--- begin Items ---
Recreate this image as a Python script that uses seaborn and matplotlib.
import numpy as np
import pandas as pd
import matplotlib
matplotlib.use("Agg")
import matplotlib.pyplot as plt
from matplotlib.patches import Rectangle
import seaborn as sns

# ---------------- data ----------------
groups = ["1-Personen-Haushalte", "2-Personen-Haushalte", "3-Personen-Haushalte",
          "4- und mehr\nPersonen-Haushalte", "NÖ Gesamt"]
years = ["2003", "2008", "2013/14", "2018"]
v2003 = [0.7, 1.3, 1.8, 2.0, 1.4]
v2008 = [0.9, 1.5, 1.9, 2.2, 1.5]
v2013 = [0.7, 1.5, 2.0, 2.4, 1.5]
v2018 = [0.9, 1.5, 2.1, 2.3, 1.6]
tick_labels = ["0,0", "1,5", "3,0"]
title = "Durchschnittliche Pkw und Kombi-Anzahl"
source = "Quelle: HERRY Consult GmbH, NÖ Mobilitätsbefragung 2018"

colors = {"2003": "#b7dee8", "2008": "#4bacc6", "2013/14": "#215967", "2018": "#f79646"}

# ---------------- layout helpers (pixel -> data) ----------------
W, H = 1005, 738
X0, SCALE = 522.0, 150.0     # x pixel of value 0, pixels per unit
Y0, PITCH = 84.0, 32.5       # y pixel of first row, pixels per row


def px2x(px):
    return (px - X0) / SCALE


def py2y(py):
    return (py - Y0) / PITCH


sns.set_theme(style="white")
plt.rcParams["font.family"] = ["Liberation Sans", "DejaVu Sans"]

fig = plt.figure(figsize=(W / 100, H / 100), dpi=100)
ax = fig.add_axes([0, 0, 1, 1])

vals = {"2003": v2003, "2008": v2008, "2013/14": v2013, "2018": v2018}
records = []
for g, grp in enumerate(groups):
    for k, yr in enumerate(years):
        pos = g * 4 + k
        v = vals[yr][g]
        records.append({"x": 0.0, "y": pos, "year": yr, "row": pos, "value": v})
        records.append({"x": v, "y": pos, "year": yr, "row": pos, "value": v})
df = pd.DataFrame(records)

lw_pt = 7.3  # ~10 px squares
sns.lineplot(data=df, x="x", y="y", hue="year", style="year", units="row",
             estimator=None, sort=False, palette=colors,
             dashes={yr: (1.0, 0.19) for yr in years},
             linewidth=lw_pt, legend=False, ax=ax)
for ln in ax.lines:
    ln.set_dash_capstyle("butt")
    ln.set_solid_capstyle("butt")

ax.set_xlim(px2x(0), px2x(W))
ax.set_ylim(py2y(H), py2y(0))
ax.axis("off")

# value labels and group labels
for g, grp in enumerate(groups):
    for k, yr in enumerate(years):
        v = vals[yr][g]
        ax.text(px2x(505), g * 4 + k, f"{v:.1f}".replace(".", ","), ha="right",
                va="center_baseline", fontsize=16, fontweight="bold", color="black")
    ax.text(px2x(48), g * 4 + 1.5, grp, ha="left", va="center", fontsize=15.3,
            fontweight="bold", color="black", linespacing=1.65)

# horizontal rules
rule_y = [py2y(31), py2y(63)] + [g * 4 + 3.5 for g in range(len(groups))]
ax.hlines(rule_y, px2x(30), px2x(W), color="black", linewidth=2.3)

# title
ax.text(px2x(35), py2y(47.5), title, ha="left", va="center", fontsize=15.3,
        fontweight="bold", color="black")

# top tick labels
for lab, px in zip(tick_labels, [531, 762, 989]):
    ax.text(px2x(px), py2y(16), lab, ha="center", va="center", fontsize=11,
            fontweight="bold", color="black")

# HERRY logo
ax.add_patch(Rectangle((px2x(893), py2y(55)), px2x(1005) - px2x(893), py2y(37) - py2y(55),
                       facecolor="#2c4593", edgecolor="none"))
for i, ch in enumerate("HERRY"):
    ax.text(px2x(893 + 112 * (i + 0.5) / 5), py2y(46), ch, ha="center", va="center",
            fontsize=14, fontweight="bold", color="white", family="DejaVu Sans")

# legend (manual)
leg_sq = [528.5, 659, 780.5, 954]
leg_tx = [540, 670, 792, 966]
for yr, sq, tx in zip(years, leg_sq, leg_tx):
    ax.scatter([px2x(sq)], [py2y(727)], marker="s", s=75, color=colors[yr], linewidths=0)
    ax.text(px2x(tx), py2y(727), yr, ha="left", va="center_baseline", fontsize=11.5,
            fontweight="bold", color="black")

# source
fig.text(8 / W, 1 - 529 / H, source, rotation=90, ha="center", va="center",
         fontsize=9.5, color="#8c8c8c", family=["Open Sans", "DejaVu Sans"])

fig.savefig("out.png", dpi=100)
--- end Items ---
--- begin Items ---
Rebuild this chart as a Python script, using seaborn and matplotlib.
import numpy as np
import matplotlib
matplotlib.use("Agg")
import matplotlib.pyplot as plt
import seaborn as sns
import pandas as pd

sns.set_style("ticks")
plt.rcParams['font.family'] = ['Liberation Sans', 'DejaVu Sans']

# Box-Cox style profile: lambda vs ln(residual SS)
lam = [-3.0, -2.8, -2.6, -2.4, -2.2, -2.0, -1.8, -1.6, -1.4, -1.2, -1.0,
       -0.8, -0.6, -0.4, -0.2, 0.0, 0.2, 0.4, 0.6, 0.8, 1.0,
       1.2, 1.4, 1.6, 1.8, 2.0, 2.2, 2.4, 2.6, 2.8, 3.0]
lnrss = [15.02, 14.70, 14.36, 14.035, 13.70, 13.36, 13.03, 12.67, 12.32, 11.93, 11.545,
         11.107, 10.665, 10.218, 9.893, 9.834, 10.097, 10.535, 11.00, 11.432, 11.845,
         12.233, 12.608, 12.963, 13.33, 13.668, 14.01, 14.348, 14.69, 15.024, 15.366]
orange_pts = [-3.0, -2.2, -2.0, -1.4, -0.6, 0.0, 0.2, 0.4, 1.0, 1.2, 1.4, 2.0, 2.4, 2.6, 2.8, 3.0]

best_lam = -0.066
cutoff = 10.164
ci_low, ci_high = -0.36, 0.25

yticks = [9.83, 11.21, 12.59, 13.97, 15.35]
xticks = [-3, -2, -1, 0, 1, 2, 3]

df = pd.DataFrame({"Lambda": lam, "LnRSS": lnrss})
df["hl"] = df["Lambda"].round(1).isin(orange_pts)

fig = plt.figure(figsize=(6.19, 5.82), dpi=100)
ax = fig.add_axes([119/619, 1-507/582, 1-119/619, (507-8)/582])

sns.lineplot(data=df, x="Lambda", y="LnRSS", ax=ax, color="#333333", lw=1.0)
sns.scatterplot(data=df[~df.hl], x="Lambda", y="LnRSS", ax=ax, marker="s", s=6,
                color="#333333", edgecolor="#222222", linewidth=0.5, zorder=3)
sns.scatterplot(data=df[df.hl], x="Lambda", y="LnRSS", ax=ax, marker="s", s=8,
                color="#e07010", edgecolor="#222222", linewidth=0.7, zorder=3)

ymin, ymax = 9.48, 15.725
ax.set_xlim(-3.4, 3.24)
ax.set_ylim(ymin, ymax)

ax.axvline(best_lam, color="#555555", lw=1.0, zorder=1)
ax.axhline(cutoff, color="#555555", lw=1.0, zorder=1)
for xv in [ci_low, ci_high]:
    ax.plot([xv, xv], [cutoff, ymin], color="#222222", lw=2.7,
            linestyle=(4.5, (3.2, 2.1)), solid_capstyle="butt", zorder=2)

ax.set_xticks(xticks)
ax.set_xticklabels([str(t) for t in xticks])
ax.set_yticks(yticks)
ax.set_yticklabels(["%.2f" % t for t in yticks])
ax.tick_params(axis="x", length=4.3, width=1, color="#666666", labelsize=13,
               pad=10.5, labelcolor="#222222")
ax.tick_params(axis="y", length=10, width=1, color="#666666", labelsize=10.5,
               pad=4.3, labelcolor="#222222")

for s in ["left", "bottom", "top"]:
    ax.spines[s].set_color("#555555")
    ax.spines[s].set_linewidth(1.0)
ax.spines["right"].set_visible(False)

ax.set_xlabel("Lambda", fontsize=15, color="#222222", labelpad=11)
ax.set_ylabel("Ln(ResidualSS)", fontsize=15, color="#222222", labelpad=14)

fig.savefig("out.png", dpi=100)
--- end Items ---
--- begin Items ---
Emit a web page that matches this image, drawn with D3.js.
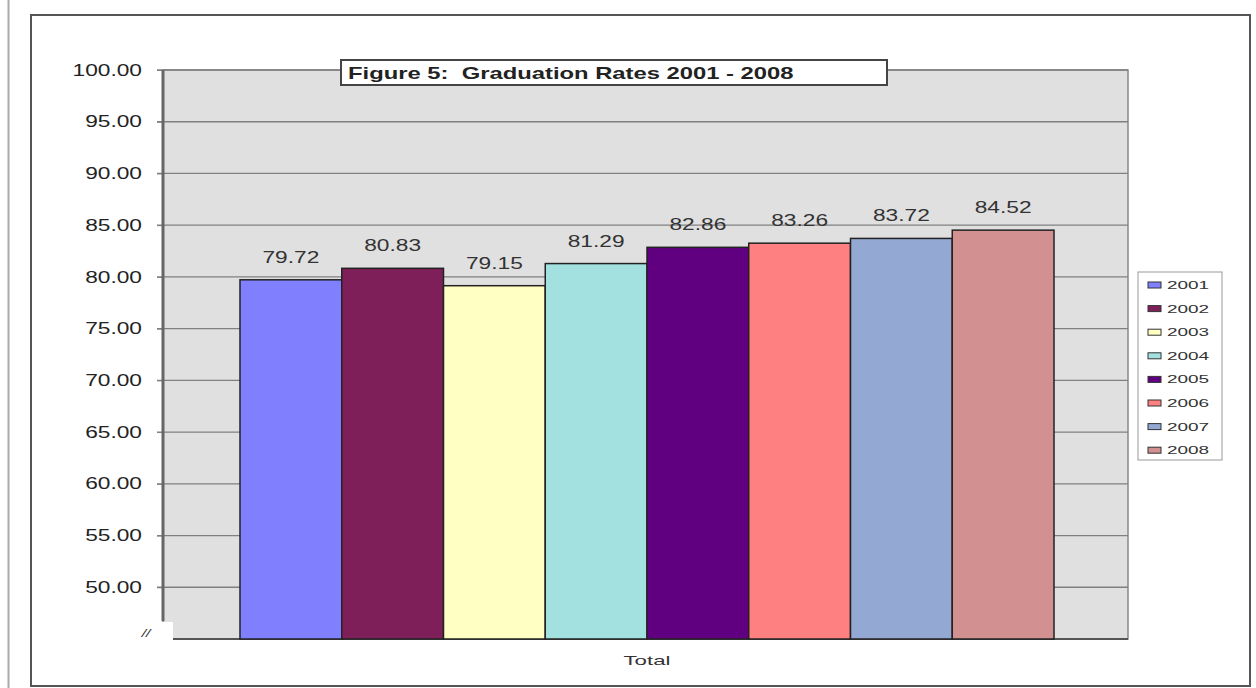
--- end Items ---
Only the lines from the line with "Recreate this image" to the line with "Y0, PITCH = 84.0, 32.5", inclusive, are to be printed, exactly as they appear.

Recreate this image as a Python script that uses seaborn and matplotlib.
import numpy as np
import pandas as pd
import matplotlib
matplotlib.use("Agg")
import matplotlib.pyplot as plt
from matplotlib.patches import Rectangle
import seaborn as sns

# ---------------- data ----------------
groups = ["1-Personen-Haushalte", "2-Personen-Haushalte", "3-Personen-Haushalte",
          "4- und mehr\nPersonen-Haushalte", "NÖ Gesamt"]
years = ["2003", "2008", "2013/14", "2018"]
v2003 = [0.7, 1.3, 1.8, 2.0, 1.4]
v2008 = [0.9, 1.5, 1.9, 2.2, 1.5]
v2013 = [0.7, 1.5, 2.0, 2.4, 1.5]
v2018 = [0.9, 1.5, 2.1, 2.3, 1.6]
tick_labels = ["0,0", "1,5", "3,0"]
title = "Durchschnittliche Pkw und Kombi-Anzahl"
source = "Quelle: HERRY Consult GmbH, NÖ Mobilitätsbefragung 2018"

colors = {"2003": "#b7dee8", "2008": "#4bacc6", "2013/14": "#215967", "2018": "#f79646"}

# ---------------- layout helpers (pixel -> data) ----------------
W, H = 1005, 738
X0, SCALE = 522.0, 150.0     # x pixel of value 0, pixels per unit
Y0, PITCH = 84.0, 32.5       # y pixel of first row, pixels per row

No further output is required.